### Raw records
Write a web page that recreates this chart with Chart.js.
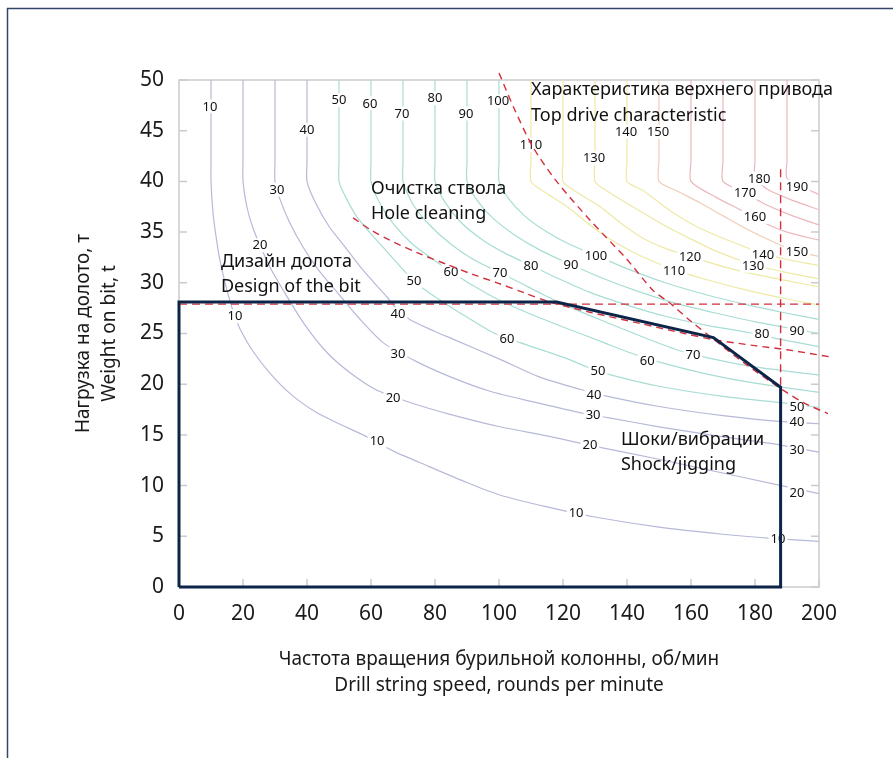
--
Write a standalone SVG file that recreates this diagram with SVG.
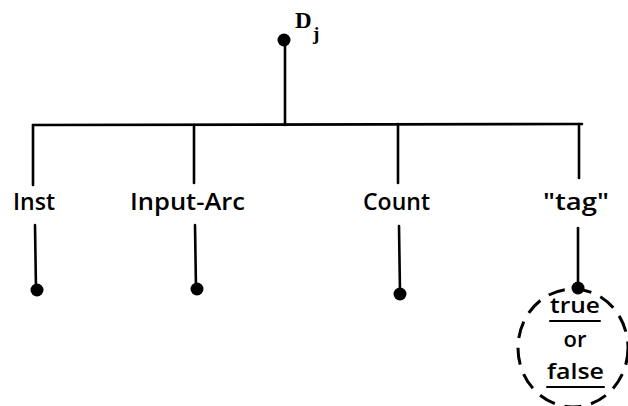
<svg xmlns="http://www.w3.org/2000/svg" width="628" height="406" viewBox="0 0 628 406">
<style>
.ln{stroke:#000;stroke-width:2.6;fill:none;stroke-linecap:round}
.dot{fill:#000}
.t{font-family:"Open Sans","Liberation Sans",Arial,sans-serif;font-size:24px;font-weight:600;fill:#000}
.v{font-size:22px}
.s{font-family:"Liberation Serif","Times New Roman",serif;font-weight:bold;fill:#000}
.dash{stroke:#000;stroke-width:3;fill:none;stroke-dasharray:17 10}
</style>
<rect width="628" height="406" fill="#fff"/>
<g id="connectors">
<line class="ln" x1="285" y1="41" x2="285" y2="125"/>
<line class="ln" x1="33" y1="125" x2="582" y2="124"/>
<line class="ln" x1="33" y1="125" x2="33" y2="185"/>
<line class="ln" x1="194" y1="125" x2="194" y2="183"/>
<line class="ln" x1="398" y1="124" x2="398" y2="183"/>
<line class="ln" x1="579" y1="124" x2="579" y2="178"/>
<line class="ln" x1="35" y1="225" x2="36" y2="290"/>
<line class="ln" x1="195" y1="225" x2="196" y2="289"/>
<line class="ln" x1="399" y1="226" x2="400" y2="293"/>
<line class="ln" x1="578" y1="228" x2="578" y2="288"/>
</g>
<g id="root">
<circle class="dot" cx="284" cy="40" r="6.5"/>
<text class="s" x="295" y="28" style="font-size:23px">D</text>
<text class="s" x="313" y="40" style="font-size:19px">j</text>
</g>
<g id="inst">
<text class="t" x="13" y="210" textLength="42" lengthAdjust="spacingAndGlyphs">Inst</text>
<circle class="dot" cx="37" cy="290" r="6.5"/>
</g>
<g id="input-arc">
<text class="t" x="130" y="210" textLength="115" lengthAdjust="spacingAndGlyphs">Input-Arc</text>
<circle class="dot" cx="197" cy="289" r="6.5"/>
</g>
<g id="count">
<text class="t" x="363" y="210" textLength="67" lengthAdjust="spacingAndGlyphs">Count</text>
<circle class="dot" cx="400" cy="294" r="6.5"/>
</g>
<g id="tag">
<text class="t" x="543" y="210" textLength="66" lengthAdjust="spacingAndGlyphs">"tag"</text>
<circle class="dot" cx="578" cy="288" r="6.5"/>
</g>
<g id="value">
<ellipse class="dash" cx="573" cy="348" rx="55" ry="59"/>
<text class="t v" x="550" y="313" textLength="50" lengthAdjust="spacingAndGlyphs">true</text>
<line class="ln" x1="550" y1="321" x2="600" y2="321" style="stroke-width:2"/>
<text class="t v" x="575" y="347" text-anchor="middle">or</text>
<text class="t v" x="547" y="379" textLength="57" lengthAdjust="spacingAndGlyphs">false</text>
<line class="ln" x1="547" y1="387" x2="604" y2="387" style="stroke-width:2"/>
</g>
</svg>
---
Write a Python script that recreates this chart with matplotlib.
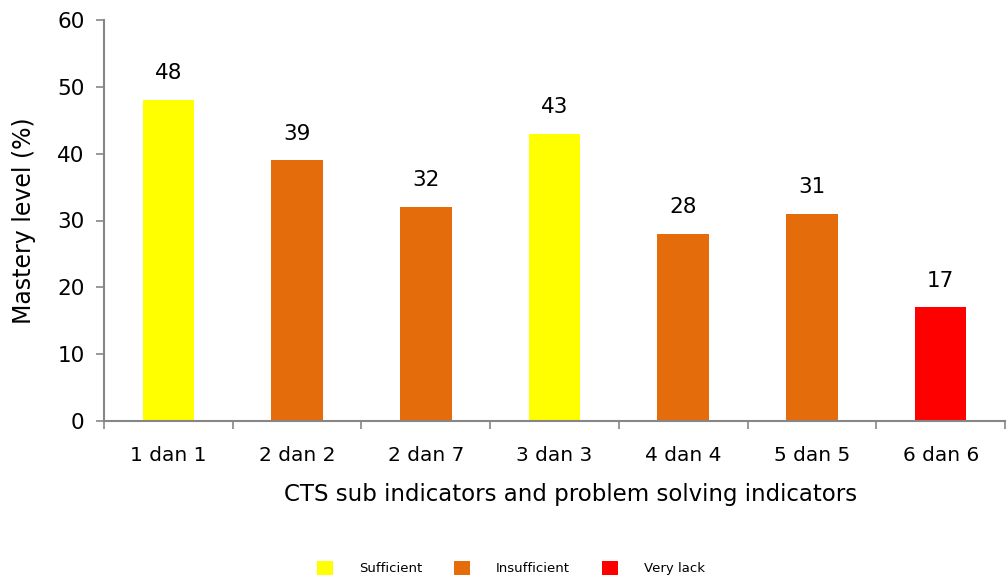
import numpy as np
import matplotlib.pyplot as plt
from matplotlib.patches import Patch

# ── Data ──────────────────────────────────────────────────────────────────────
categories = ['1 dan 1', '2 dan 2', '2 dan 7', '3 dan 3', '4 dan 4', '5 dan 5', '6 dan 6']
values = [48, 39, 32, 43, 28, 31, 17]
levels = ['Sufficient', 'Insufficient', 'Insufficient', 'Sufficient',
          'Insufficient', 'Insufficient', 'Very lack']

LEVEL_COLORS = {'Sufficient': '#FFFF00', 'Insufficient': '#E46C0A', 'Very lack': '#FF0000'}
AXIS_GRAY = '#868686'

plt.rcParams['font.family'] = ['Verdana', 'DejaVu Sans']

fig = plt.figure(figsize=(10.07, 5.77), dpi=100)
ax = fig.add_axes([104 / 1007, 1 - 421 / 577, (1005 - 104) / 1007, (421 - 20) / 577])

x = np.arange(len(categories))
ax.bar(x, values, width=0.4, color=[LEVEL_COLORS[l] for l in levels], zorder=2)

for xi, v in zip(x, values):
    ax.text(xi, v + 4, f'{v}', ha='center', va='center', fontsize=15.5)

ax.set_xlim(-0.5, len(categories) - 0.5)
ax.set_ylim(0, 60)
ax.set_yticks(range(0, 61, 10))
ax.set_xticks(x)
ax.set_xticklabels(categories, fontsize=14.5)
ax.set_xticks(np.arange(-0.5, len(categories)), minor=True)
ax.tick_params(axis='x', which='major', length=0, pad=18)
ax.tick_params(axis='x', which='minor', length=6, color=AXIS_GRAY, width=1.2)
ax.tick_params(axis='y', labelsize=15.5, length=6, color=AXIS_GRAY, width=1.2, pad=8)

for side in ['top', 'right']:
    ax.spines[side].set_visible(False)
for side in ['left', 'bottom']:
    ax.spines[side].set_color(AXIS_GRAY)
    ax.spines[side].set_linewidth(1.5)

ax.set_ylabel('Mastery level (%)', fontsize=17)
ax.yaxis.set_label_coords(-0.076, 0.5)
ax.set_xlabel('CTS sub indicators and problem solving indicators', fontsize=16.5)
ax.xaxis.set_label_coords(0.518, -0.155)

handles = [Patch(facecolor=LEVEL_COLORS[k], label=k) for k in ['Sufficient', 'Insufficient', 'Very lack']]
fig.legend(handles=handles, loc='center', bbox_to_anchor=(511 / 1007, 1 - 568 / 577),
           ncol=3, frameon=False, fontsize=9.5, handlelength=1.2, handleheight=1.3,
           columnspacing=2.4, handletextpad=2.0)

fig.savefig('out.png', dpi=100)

### What to do
Using the data above, print only the lines starting at the one with "Write a Python" and ending at the one with "fig.savefig('out.png', dpi=100)", exactly as they stand, minus the pictures.

### Solution
Write a Python script that recreates this chart with matplotlib.
import numpy as np
import matplotlib.pyplot as plt
from matplotlib.patches import Patch

# ── Data ──────────────────────────────────────────────────────────────────────
categories = ['1 dan 1', '2 dan 2', '2 dan 7', '3 dan 3', '4 dan 4', '5 dan 5', '6 dan 6']
values = [48, 39, 32, 43, 28, 31, 17]
levels = ['Sufficient', 'Insufficient', 'Insufficient', 'Sufficient',
          'Insufficient', 'Insufficient', 'Very lack']

LEVEL_COLORS = {'Sufficient': '#FFFF00', 'Insufficient': '#E46C0A', 'Very lack': '#FF0000'}
AXIS_GRAY = '#868686'

plt.rcParams['font.family'] = ['Verdana', 'DejaVu Sans']

fig = plt.figure(figsize=(10.07, 5.77), dpi=100)
ax = fig.add_axes([104 / 1007, 1 - 421 / 577, (1005 - 104) / 1007, (421 - 20) / 577])

x = np.arange(len(categories))
ax.bar(x, values, width=0.4, color=[LEVEL_COLORS[l] for l in levels], zorder=2)

for xi, v in zip(x, values):
    ax.text(xi, v + 4, f'{v}', ha='center', va='center', fontsize=15.5)

ax.set_xlim(-0.5, len(categories) - 0.5)
ax.set_ylim(0, 60)
ax.set_yticks(range(0, 61, 10))
ax.set_xticks(x)
ax.set_xticklabels(categories, fontsize=14.5)
ax.set_xticks(np.arange(-0.5, len(categories)), minor=True)
ax.tick_params(axis='x', which='major', length=0, pad=18)
ax.tick_params(axis='x', which='minor', length=6, color=AXIS_GRAY, width=1.2)
ax.tick_params(axis='y', labelsize=15.5, length=6, color=AXIS_GRAY, width=1.2, pad=8)

for side in ['top', 'right']:
    ax.spines[side].set_visible(False)
for side in ['left', 'bottom']:
    ax.spines[side].set_color(AXIS_GRAY)
    ax.spines[side].set_linewidth(1.5)

ax.set_ylabel('Mastery level (%)', fontsize=17)
ax.yaxis.set_label_coords(-0.076, 0.5)
ax.set_xlabel('CTS sub indicators and problem solving indicators', fontsize=16.5)
ax.xaxis.set_label_coords(0.518, -0.155)

handles = [Patch(facecolor=LEVEL_COLORS[k], label=k) for k in ['Sufficient', 'Insufficient', 'Very lack']]
fig.legend(handles=handles, loc='center', bbox_to_anchor=(511 / 1007, 1 - 568 / 577),
           ncol=3, frameon=False, fontsize=9.5, handlelength=1.2, handleheight=1.3,
           columnspacing=2.4, handletextpad=2.0)

fig.savefig('out.png', dpi=100)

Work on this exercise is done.